Podcast: Ep. #126 – Why You Shouldn’t Stay in an Unhealthy Relationship for Your Kids’ Sake
Why you shouldn't stay in an unhealthy relationship for your kids' sake

EPISODE 126 SHOW NOTES

Are you trying to stay in an unhealthy relationship because you’re worried about how a divorce will affect your kids? Maybe things have been bad for awhile, but you’re trying to stay because you think your kids will be negatively impacted. Whether you’re looking to stay in your relationship or you know it’s time to get out, there is no shortage of information, and it can be overwhelming to know what to do.

Honestly, I’m not here to support one way or the other, but I am here to encourage you to follow your heart. Deep down, I’m betting you already know what you need to do. Maybe you need to go to couples counseling or relationship coaching. I actually offer coaching to both individuals and couples to be able to strengthen their relationship. Often times, couples just need to learn new ways of doing things, or new ways to communicate, and to have some accountability from someone on the outside-it really can make a huge difference.

Staying in an unhealthy relationship doesn’t benefit you, your partner, or your kids.

Sometimes, no matter what you do or how hard you try, there simply isn’t a way to make it a mutually respectful, healthy relationship. If your relationship is unsafe, please reach out to a domestic violence victim advocate to help you with a safety plan. If it is safe, and other issues are happening, then it’s time to go 100% in on your self and your couple dynamic.

Maybe you’ve had thoughts about your kids coming from a broken home, and you don’t want them to experience a dramatic change in their family dynamic. What you’re really saying is that you are going to live in an unhealthy relationship, and have an unhealthy lifestyle, and become more and more depressed.

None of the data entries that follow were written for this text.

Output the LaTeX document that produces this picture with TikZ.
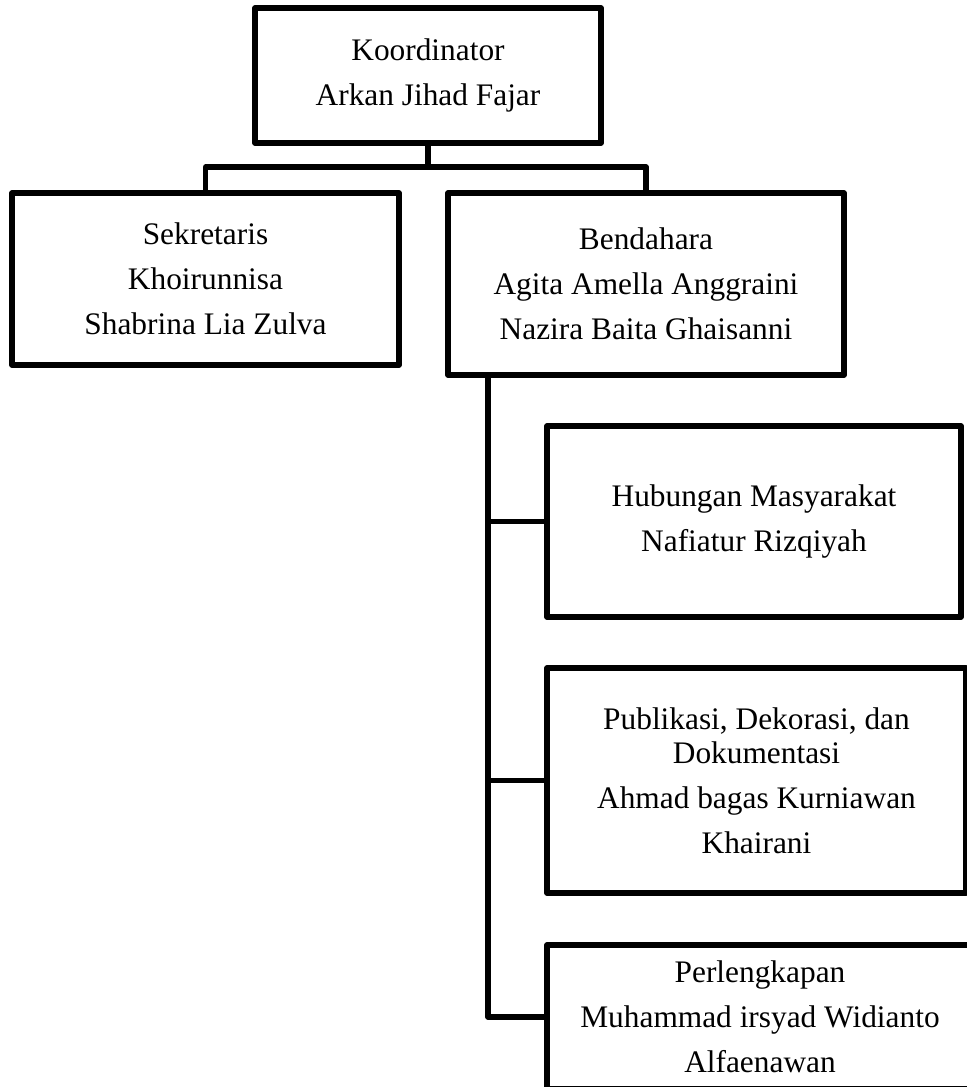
\documentclass[tikz,border=0pt]{standalone}
\usepackage{fontspec}
\setmainfont{Liberation Serif}

\begin{document}
\begin{tikzpicture}[x=0.025cm, y=-0.025cm,
    box/.style={draw, line width=3.8pt, line join=round, fill=white, align=center,
                inner sep=0pt, font=\fontsize{22.3}{31.9}\selectfont},
    link/.style={line width=3.8pt, line join=round}]
  \path[use as bounding box] (0,0) rectangle (967,1087);
  \clip (0,0) rectangle (967,1087);

  % Top Nodes
  \node[box, minimum width=8.65cm, minimum height=3.375cm] (koord) at (428,75.5)
    {Koordinator\\Arkan Jihad Fajar};
  \node[box, minimum width=9.675cm, minimum height=4.3cm] (sekr) at (205.5,279)
    {Sekretaris\\Khoirunnisa\\Shabrina Lia Zulva};
  \node[box, minimum width=9.9cm, minimum height=4.55cm] (bend) at (646,284)
    {Bendahara\\Agita Amella Anggraini\\Nazira Baita Ghaisanni};

  % Divisions
  \node[box, minimum width=10.35cm, minimum height=4.775cm] (humas) at (754,521.5)
    {Hubungan Masyarakat\\Nafiatur Rizqiyah};
  \node[box, minimum width=10.475cm, minimum height=5.625cm] (pdd) at (756.5,780.5)
    {Publikasi, Dekorasi, dan\\[-7.8pt]Dokumentasi\\Ahmad bagas Kurniawan\\Khairani};
  \node[box, minimum width=10.65cm, minimum height=3.6cm] (perl) at (760,1017)
    {Perlengkapan\\Muhammad irsyad Widianto\\Alfaenawan};

  % Connections
  \coordinate (hub) at (428,167);
  \coordinate (trunk) at (488,375);
  \draw[link] (koord.south) -- (hub);
  \draw[link] (sekr.north) |- (hub) -| (bend.north);
  \draw[link] (trunk) |- (perl.west);
  \draw[link] (trunk |- humas.west) -- (humas.west);
  \draw[link] (trunk |- pdd.west) -- (pdd.west);
\end{tikzpicture}
\end{document}
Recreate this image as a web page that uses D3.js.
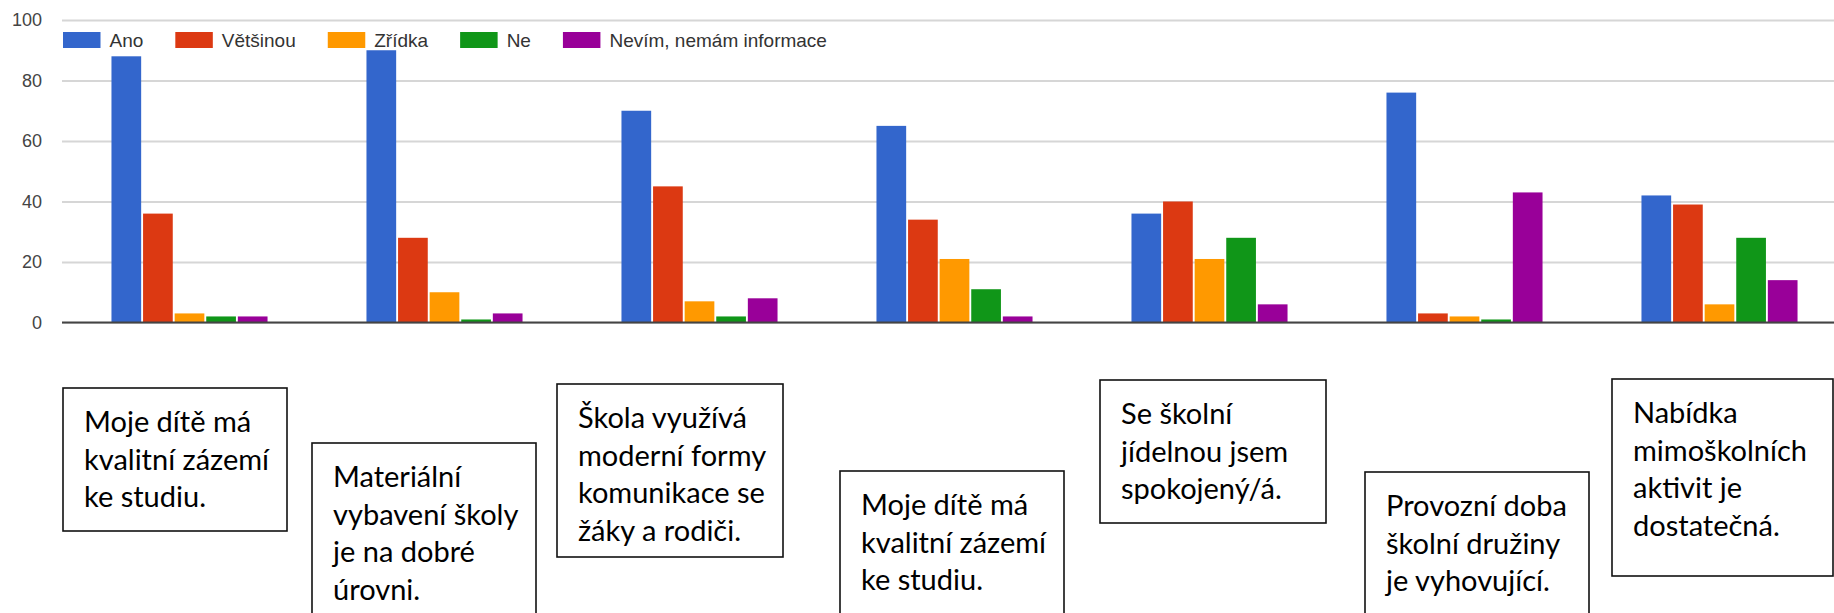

You’re going to be making decisions that are detrimental to your family role model being in an unhealthy relationship, so your kids can grow up to be in one too. And then, you’ll just pretend as if your kids are too immature to understand what’s really happening behind the scenes. That’s just not okay, and it shouldn’t be like that.

In today’s episode, I’m talking more about:

  • Why you shouldn’t hang your future on the shoulders of your children
  • Realizing you will need to dive deeper into yourself before making a life-changing decision about your relationship that will affect your family
  • How you can get to a better space to not only love and accept yourself, but your partner as well (no matter what happens with the relationship)

If you need help with living from your heart and getting to your highest self, I created a mini course to help you clear out what’s going on inside, and prepare you for any challenges ahead with your partner, kids, etc. I know, I know-you are already busy with everything else in life, but so that’s why this is a MINI-course with only 5 core videos, all 15 minutes or less. This content will help you get crystal clear on your heart and work through all of the muck that’s been holding you back. Then, you’ll be able to confidently work on your relationships with your partner, and your kids, and be able to support them in the best way possible.

When you start learning to love yourself, focus on your priorities, your values, and things that really are a ‘yes’ in your heart, that is when your relationships will change. You will build resilience in your kids, and they will know that no matter what happens, you’ve got them!